בס״ד

Shlach


Torah Thoughts

In parashat Shlach, we are told to go take the land that was promised to us. However, our trust in G-d and His promise is not strong enough, and we send spies to scout out the land. One spy from each of the twelve tribes (other than Levi, so Efraim and Menashe are each counted as a tribe). They return with a report: the land is so rich that the fruit is enormous (and they bring proof! See the ParshaNosh), but the people there are giants as well! This fear tells G-d that we are not yet ready to take the land, and the ensuing 40 years of wandering yields a new generation: one that was not beaten down by slavery, but which was born or matured in freedom, under the protection of G-d.

This parsha contains the basis for many of our mitzvot and customs:

The minyan, or quorum of ten, is based on the fact that ten of the twelve spies reported that we would not be able to take the land.

The mitzvah to wear a tzitzit, which is found on the corners of talitot. See my comments and thoughts:

“Everyone Needs a Reminder.”

The mitzvah to burn a portion of dough (“taking challah”) when baking bread.


Tallit

In parashat Shlach, we are ordered to add fringes to the corners of our clothes. These fringes are to include a blue thread. The purpose of having these fringes, we are expressly told, it to remind us of all of the commandments, and to remind us to keep them.

We are taught that the dye to be used for the blue fringe had to be made using a specific shellfish (yes, we can use them for dye, we just cannot eat them), but that we lost the tradition to know which shellfish to use.

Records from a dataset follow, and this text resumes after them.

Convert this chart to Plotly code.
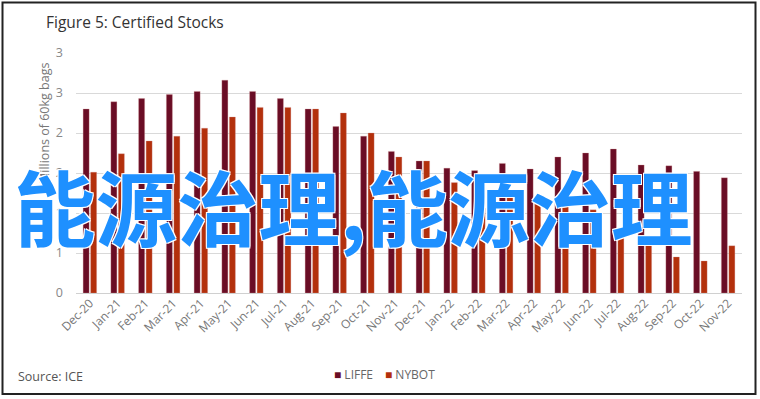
import plotly.graph_objects as go

months = ["Dec-20", "Jan-21", "Feb-21", "Mar-21", "Apr-21", "May-21", "Jun-21", "Jul-21",
          "Aug-21", "Sep-21", "Oct-21", "Nov-21", "Dec-21", "Jan-22", "Feb-22", "Mar-22",
          "Apr-22", "May-22", "Jun-22", "Jul-22", "Aug-22", "Sep-22", "Oct-22", "Nov-22"]
liffe = [2.30, 2.39, 2.43, 2.48, 2.52, 2.66, 2.52, 2.43, 2.30, 2.08, 1.96, 1.77,
         1.65, 1.56, 1.53, 1.62, 1.55, 1.70, 1.75, 1.80, 1.60, 1.59, 1.52, 1.44]
nybot = [1.51, 1.74, 1.90, 1.96, 2.06, 2.20, 2.32, 2.32, 2.30, 2.25, 2.00, 1.70,
         1.65, 1.38, 1.06, 1.22, 1.15, 1.10, 1.04, 0.72, 0.65, 0.45, 0.40, 0.59]
y_tickvals = [0, 0.5, 1.0, 1.5, 2.0, 2.5, 3.0]
y_ticktext = ["0", "1", "1", "2", "2", "3", "3"]
series_names = ["LIFFE", "NYBOT"]
series_colors = ["#6A0D25", "#B3300C"]

W, H = 760, 399
L, R, T, B = 76, 18, 53, 106
PW, PH = W - L - R, H - T - B


def px(x):
    return (x - L) / PW


def py(y):
    return (H - B - y) / PH


fig = go.Figure()
for name, vals, col in zip(series_names, [liffe, nybot], series_colors):
    fig.add_trace(go.Bar(x=months, y=vals, name=name, marker=dict(color=col,
                         line=dict(color="rgba(210,150,150,0.6)", width=0.5))))

legend_anns = []
for name, col, xpos in zip(series_names, series_colors, [332, 383]):
    legend_anns.append(dict(
        text=f"<span style='color:{col}'>■</span> {name}", xref="paper", yref="paper",
        x=px(xpos), y=py(374), xanchor="left", yanchor="middle", showarrow=False,
        font=dict(size=12, color="#666")))

fig.update_layout(
    width=W, height=H,
    margin=dict(l=L, r=R, t=T, b=B, autoexpand=False),
    paper_bgcolor="white", plot_bgcolor="white",
    barmode="group", bargap=0.46, bargroupgap=0.2,
    font=dict(family="Open Sans, Noto Sans, sans-serif", color="#777", size=11),
    showlegend=False,
    xaxis=dict(type="category", tickangle=-45, showgrid=False, showline=False, ticks="",
               tickfont=dict(size=12, color="#777"), automargin=False),
    yaxis=dict(range=[0, 3.0], tickvals=y_tickvals, ticktext=y_ticktext, showgrid=True,
               gridcolor="#d9d9d9", gridwidth=1, zeroline=True, zerolinecolor="#d0d0d0",
               zerolinewidth=1, showline=False, ticks="", ticklabelstandoff=12,
               tickfont=dict(size=12.5, color="#888"), automargin=False),
    annotations=[
        dict(text="Figure 5: Certified Stocks", xref="paper", yref="paper", x=px(44), y=py(22),
             xanchor="left", yanchor="middle", showarrow=False,
             font=dict(size=15.5, color="#333")),
        dict(text="Millions of 60kg bags", xref="paper", yref="paper", x=px(45), y=py(123),
             xanchor="center", yanchor="middle", textangle=-90, showarrow=False,
             font=dict(size=12.5, color="#777")),
        dict(text="Source: ICE", xref="paper", yref="paper", x=px(16), y=py(376),
             xanchor="left", yanchor="middle", showarrow=False,
             font=dict(size=12.5, color="#555")),
    ] + legend_anns + [
        dict(text="能源治理,能源治理", xref="paper", yref="paper", x=px(353), y=py(204),
             xanchor="center", yanchor="middle", showarrow=False,
             font=dict(size=81.5, color="#1E90FF", family="Noto Sans CJK SC", weight="bold",
                       shadow="1px 1px 0 #fff, -1px -1px 0 #fff, 1px -1px 0 #fff, -1px 1px 0 #fff")),
    ],
    shapes=[
        dict(type="rect", xref="paper", yref="paper", x0=px(2.5), x1=px(755.5),
             y0=py(394), y1=py(2.5), line=dict(color="#222", width=2), fillcolor="rgba(0,0,0,0)",
             layer="above"),
    ],
)

fig.write_html("out.html", config={"displayModeBar": False},
               post_script="document.body.style.margin='0';")
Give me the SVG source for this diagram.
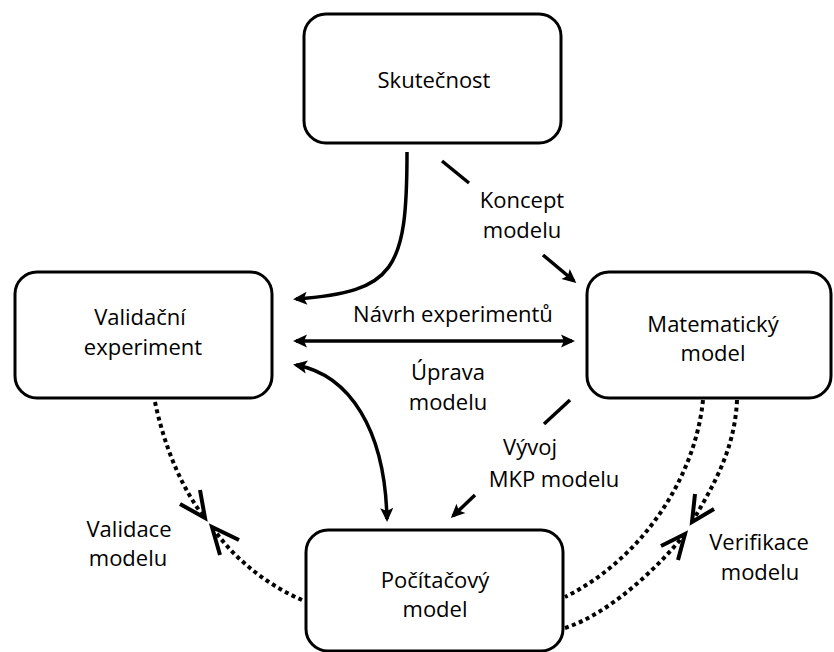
<svg xmlns="http://www.w3.org/2000/svg" width="834" height="652" viewBox="0 0 834 652">
<style>
  .box { fill: #fff; stroke: #000; stroke-width: 3; }
  text { font-family: "Open Sans", "Liberation Sans", sans-serif; font-size: 22px; fill: #000; text-anchor: middle; }
  .solid { fill: none; stroke: #000; stroke-width: 3.5; }
  .dot { fill: none; stroke: #000; stroke-width: 4; stroke-dasharray: 4 3.5; }
  .chev { fill: none; stroke: #000; stroke-width: 4; stroke-linejoin: miter; stroke-linecap: butt; }
</style>
<defs>
  <marker id="ah" markerUnits="userSpaceOnUse" markerWidth="30" markerHeight="30" viewBox="-15 -15 30 30" refX="0" refY="0" orient="auto-start-reverse" overflow="visible">
    <path d="M3,0 L-11,-6.5 L-8,0 L-11,6.5 z" fill="#000"/>
  </marker>
</defs>

<g id="connectors">
  <path class="solid" d="M407,152 C407,270 395,292 296,299" marker-end="url(#ah)"/>
  <path class="solid" d="M442,161 L469,183"/>
  <path class="solid" d="M543,255 L574,281" marker-end="url(#ah)"/>
  <path class="solid" d="M296,341 L572,341" marker-start="url(#ah)" marker-end="url(#ah)"/>
  <path class="solid" d="M296,365 C350,375 385,430 387,519" marker-start="url(#ah)" marker-end="url(#ah)"/>
  <path class="solid" d="M570,400 L544,424"/>
  <path class="solid" d="M475,495 L453,516" marker-end="url(#ah)"/>
  <path class="dot" d="M155,402 C165,450 184,492 205,518"/>
  <path class="chev" d="M180,504 L205,518 L200,490"/>
  <path class="dot" d="M302,600 C272,587 237,563 212,527"/>
  <path class="chev" d="M239,540 L212,527 L220,555"/>
  <path class="dot" d="M703,400 C695,480 640,560 565,597"/>
  <path class="dot" d="M737,400 C735,450 712,488 692,522"/>
  <path class="chev" d="M695,494 L692,522 L714,509"/>
  <path class="dot" d="M565,628 C608,614 655,571 685,534"/>
  <path class="chev" d="M661,546 L685,534 L678,560"/>
</g>

<g id="skutecnost">
  <rect class="box" x="304" y="14" width="257" height="129" rx="22"/>
  <text x="434" y="88">Skutečnost</text>
</g>
<g id="validacni-experiment">
  <rect class="box" x="15" y="272" width="257" height="126" rx="22"/>
  <text x="140" y="325">Validační</text>
  <text x="143" y="355">experiment</text>
</g>
<g id="matematicky-model">
  <rect class="box" x="587" y="272" width="244" height="126" rx="22"/>
  <text x="713" y="332">Matematický</text>
  <text x="713" y="361">model</text>
</g>
<g id="pocitacovy-model">
  <rect class="box" x="306" y="530" width="257" height="121" rx="22"/>
  <text x="435" y="588">Počítačový</text>
  <text x="435" y="617">model</text>
</g>

<g id="labels">
  <text x="522" y="208">Koncept</text>
  <text x="522" y="238">modelu</text>
  <text x="453" y="322">Návrh experimentů</text>
  <text x="448" y="380">Úprava</text>
  <text x="448" y="410">modelu</text>
  <text x="530" y="455">Vývoj</text>
  <text x="554" y="487">MKP modelu</text>
  <text x="129" y="537">Validace</text>
  <text x="128" y="566">modelu</text>
  <text x="759" y="550">Verifikace</text>
  <text x="760" y="580">modelu</text>
</g>
</svg>
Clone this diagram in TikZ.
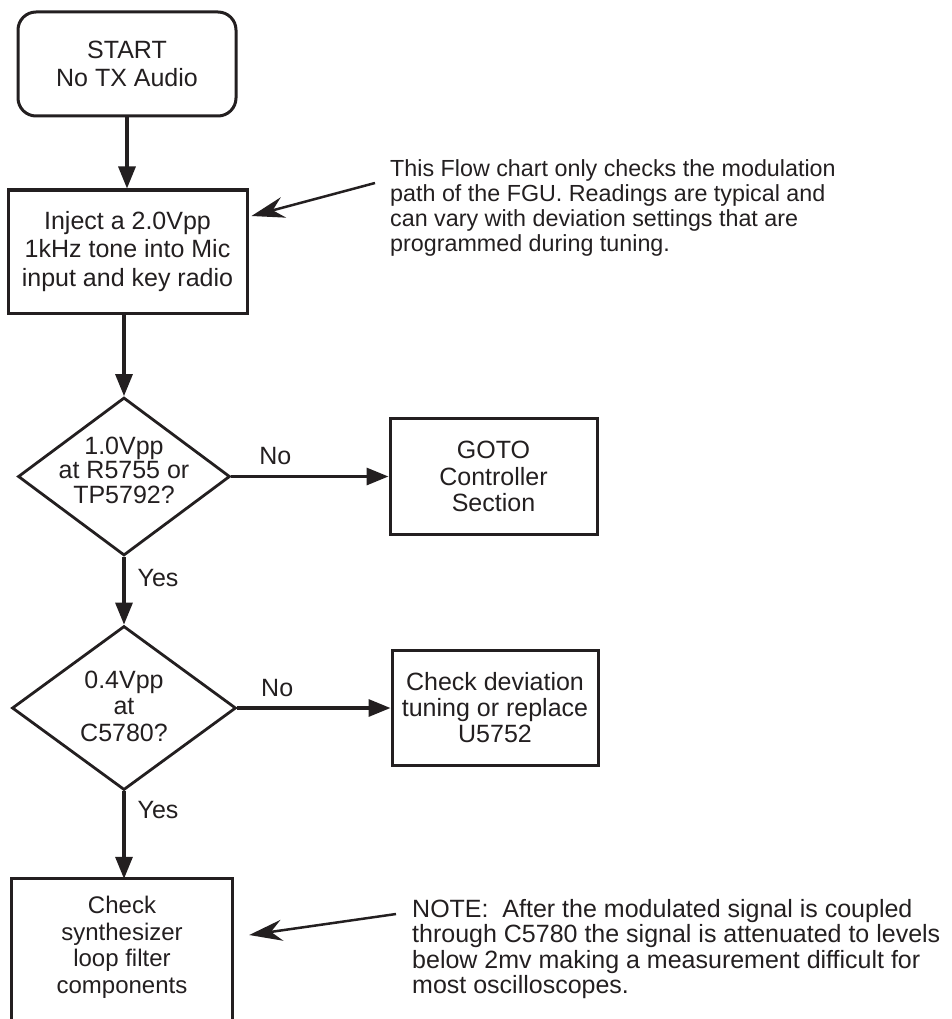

As such, most fringes (which we are called in Hebrew tsitzit) are now only white (though some think they may have found the shellfish, and others have blue-dyed fringes included perhaps for style but without the correct shellfish; I am not an expert in the halacha and cannot comment on whether this is proper).

Because our regular, day-to-day clothes no longer generally have four corners, we have taken to wearing a special four-cornered garment, called a “Tallit,” in order to enable us to fulfill this mitzvah, or commandment. Many men wear a “tallit kattan,” or a small tallit, either on under or over their shirts, on a regular basis. Because the item to which the fringes are attached must be regular clothes, meaning that there must be a “correct” way to wear it, the sort of large tallit depicted here always has a collar, so you know which way is up.